> [Supplied data]:
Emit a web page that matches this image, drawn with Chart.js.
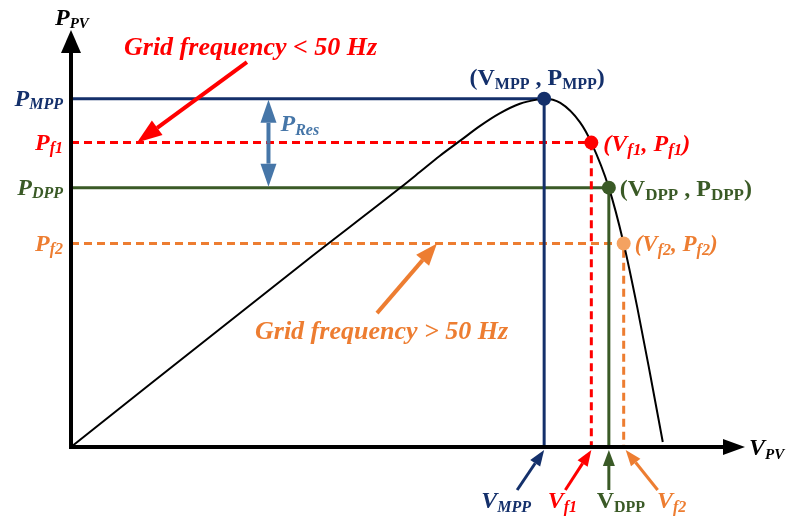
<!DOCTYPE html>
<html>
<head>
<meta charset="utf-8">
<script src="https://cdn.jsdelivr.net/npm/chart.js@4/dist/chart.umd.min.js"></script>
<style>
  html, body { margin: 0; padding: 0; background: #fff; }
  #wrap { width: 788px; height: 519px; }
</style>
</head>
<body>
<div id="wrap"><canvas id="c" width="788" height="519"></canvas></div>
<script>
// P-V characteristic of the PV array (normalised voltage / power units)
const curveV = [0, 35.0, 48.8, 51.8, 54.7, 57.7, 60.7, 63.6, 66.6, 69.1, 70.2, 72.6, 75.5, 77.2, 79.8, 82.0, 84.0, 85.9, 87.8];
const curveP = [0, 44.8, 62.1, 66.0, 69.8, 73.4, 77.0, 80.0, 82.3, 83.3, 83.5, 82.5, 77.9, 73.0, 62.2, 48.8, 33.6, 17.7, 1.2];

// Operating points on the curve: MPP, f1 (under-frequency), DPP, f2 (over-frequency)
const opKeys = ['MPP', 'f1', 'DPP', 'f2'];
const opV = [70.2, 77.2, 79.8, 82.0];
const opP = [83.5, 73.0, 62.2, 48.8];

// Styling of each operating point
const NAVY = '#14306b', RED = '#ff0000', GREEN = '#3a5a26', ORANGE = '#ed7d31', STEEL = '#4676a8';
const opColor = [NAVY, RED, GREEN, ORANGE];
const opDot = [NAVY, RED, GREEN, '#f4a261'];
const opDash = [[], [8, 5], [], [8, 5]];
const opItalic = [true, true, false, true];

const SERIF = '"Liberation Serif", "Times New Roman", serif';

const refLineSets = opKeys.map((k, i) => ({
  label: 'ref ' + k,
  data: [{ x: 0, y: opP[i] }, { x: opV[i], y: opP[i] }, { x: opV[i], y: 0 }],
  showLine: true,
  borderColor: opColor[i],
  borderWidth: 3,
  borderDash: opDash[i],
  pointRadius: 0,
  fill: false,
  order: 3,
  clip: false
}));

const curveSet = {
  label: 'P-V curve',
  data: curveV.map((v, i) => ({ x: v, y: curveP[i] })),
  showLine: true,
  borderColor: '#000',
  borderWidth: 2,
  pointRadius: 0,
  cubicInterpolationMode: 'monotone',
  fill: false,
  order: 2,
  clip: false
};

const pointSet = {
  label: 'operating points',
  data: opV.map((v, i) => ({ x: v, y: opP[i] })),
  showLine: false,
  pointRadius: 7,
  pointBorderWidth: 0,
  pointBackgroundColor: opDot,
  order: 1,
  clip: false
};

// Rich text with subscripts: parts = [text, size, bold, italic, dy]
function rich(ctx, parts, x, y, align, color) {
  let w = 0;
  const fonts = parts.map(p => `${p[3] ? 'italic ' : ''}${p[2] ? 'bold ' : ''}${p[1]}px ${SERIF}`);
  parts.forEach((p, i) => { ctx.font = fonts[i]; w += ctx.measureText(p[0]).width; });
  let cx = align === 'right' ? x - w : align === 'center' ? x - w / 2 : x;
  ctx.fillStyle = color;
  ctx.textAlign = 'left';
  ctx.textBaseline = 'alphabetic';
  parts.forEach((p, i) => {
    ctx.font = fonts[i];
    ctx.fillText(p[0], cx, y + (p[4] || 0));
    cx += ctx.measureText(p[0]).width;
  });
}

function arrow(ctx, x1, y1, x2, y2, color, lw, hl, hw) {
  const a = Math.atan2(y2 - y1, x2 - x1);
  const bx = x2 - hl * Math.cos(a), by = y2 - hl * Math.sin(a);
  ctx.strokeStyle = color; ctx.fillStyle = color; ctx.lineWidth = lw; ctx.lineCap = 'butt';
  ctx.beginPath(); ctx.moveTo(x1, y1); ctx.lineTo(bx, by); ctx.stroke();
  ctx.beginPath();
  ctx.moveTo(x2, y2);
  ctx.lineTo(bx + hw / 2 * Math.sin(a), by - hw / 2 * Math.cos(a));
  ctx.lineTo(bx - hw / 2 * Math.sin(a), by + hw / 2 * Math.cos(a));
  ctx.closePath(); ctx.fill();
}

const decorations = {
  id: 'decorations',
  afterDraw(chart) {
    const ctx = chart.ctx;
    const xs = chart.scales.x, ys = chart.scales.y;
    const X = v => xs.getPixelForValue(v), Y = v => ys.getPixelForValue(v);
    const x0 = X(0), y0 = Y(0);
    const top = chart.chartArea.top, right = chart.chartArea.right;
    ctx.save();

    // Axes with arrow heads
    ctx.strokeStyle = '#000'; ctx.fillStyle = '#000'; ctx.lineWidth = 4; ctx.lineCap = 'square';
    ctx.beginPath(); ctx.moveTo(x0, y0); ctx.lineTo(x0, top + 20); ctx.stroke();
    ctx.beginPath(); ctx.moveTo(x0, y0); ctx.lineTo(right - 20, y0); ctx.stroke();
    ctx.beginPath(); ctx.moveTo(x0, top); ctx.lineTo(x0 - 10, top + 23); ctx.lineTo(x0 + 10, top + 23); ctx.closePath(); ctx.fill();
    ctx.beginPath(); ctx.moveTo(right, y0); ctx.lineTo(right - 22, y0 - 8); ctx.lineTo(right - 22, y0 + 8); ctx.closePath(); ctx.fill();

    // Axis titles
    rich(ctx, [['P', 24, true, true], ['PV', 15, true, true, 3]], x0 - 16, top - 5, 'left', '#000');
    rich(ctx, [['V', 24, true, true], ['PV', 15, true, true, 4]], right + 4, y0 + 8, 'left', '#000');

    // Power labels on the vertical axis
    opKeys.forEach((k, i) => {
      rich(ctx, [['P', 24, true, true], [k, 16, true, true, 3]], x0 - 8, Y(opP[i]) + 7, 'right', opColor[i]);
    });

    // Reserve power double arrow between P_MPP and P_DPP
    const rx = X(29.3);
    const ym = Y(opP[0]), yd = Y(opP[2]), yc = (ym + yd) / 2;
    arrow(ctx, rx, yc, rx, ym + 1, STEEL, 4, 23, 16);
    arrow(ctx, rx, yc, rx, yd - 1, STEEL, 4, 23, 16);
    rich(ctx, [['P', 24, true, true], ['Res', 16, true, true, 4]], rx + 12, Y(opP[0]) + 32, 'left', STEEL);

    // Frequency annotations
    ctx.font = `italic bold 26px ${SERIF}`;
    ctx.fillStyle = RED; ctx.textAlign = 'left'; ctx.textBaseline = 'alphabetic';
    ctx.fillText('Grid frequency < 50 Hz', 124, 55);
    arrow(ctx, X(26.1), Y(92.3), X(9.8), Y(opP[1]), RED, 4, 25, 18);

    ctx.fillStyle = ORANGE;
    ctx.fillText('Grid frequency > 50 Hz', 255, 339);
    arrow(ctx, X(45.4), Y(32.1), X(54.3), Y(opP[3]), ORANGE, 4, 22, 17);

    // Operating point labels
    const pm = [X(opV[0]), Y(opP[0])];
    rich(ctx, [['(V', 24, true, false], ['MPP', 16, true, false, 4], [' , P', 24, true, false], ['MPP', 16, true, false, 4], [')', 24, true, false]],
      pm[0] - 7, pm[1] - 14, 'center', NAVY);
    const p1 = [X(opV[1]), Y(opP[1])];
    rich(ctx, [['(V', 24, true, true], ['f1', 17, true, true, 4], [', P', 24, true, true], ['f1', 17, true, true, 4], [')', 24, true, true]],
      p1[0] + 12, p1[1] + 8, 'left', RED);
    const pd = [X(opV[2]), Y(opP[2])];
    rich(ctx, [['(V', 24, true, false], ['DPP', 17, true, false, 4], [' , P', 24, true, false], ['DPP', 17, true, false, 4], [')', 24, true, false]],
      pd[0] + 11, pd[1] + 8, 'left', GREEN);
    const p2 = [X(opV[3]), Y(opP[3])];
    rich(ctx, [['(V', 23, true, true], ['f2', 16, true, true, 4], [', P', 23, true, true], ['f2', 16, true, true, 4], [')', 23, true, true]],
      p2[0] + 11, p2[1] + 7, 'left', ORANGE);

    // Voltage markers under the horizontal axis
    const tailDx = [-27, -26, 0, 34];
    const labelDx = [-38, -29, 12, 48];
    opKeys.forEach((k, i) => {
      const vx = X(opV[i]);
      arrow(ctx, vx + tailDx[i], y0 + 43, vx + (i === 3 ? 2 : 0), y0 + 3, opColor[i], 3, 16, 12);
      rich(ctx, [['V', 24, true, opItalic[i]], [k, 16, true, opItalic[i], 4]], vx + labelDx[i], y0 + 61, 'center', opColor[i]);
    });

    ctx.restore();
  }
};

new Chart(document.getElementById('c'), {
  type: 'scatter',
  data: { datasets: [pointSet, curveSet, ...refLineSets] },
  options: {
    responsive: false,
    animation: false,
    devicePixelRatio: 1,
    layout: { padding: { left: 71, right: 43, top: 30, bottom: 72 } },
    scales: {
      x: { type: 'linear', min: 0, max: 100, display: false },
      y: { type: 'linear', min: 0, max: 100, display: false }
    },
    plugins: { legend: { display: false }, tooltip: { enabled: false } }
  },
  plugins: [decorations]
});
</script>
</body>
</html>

> [Exercise description]: Write out, word for word, the lines from the start of the data through the one holding "33.6, 17.7, 1.2];". Omit pictures.

> [Solution for this problem]:
Emit a web page that matches this image, drawn with Chart.js.
<!DOCTYPE html>
<html>
<head>
<meta charset="utf-8">
<script src="https://cdn.jsdelivr.net/npm/chart.js@4/dist/chart.umd.min.js"></script>
<style>
  html, body { margin: 0; padding: 0; background: #fff; }
  #wrap { width: 788px; height: 519px; }
</style>
</head>
<body>
<div id="wrap"><canvas id="c" width="788" height="519"></canvas></div>
<script>
// P-V characteristic of the PV array (normalised voltage / power units)
const curveV = [0, 35.0, 48.8, 51.8, 54.7, 57.7, 60.7, 63.6, 66.6, 69.1, 70.2, 72.6, 75.5, 77.2, 79.8, 82.0, 84.0, 85.9, 87.8];
const curveP = [0, 44.8, 62.1, 66.0, 69.8, 73.4, 77.0, 80.0, 82.3, 83.3, 83.5, 82.5, 77.9, 73.0, 62.2, 48.8, 33.6, 17.7, 1.2];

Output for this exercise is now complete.